If we need to query a specific field like “osVersion” in the “host” object for example, we can use the following query to achieve that:
GET demo-flattened/_search { "query": { "term": { "host.osVersion": "Bionic Beaver" } } }
Here in the results you can see we used the dot notation (host.osVersion) to refer to the inner field of “osVersion”.
A match query returns the documents which match a text or phrase on one or more fields.
A match query can be applied to the flattened fields, but since the flattened field values are only stored as keywords, there are certain limitations for full-text search capabilities. This can be demonstrated best by performing three separate searches on the same field
Let’s search the field “osVersion” inside the “host” field for the text “Bionic Beaver”. Here please notice the casing of the search text.
GET demo-flattened/_search { "query": { "match": { "host.osVersion": "Bionic Beaver" } } }
After passing in the search request, the query results will be as shown in the image:
Here you can see that the result contains the field “osVersion” with the value “Bionic Beaver” and is in the exact casing too.
In the previous example, we saw the match query return the keyword with the exact same casing as that of the “osVersion” field. In this example, let’s see what happens when the search keyword differs from that in the field:
GET demo-flattened/_search { "query": { "match": { "host.osVersion": "bionic beaver" } } }
After passing the “match” query, we get no results. This is because the value stored in the “osVersion” field was exactly “Bionic Beaver” and since the field wasn’t analyzed by Elasticsearch as a result of using the flattening type, it will only return results matching the exact casing of the letters.
Moving to our third example, let’s see the effect of querying just a part of the phrase of “Beaver” in the “osVersion” field:
GET demo-flattened/_search { "query": { "match": { "host.osVersion": "Beaver" } } }
In the response, you can see there are no matches. This is because our match query of “Beaver” doesn’t match the exact value of “Bionic Beaver” because the word “Bionic” is missing.

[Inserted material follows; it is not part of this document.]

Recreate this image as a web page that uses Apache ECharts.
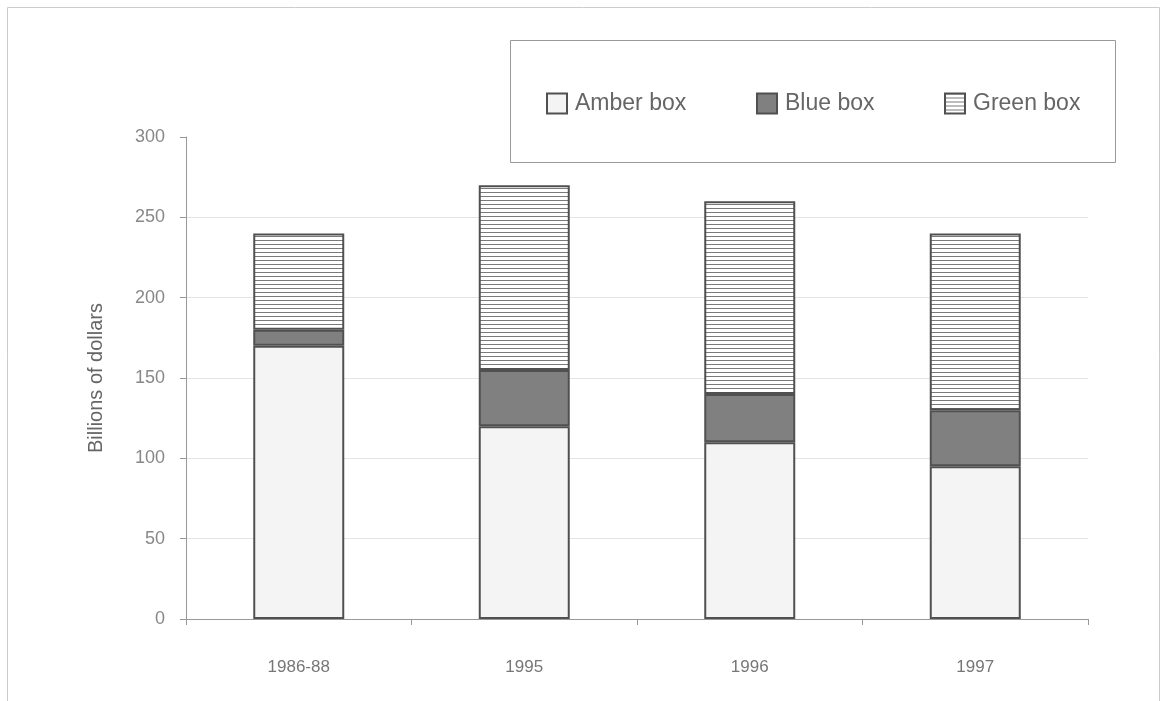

That was a lot of info, so let’s now summarise what we’ve learned with our example “match” queries on the host.osVersion field:
Match Query Text | Results | Reason |
“Bionic Beaver” | Document returned with osVersion value as “Bionic Beaver” | Exact match of the match query text with that of the host.os Version’s value |
“bionic beaver” | No documents returned | The casing of the match query text differs from that of host.osVersion (Bionic Beaver) |
“Beaver” | No documents returned | The match query contains only a single token of “Beaver”. But the host.osVersion value is “Bionic Beaver” as a whole |
Whenever faced with the decision to flatten an object, here’s a few key limitations we need to consider when working with the Elasticsearch flattened datatype:
In summary, we learned that Elasticsearch performance can quickly take a nosedive if we pump too many fields into an index. This is because the more fields we have the more memory required and Elasticsearch performance ends up taking a serious hit. This is especially true when dealing with limited resources or a high load.
The Elasticsearch flattened datatype is used to effectively reduce the number of fields contained in our index while still allowing us to query the flattened data.
However, this approach comes with its limitations, so choosing to use the “flattened” type should be reserved for cases that don’t require these capabilities.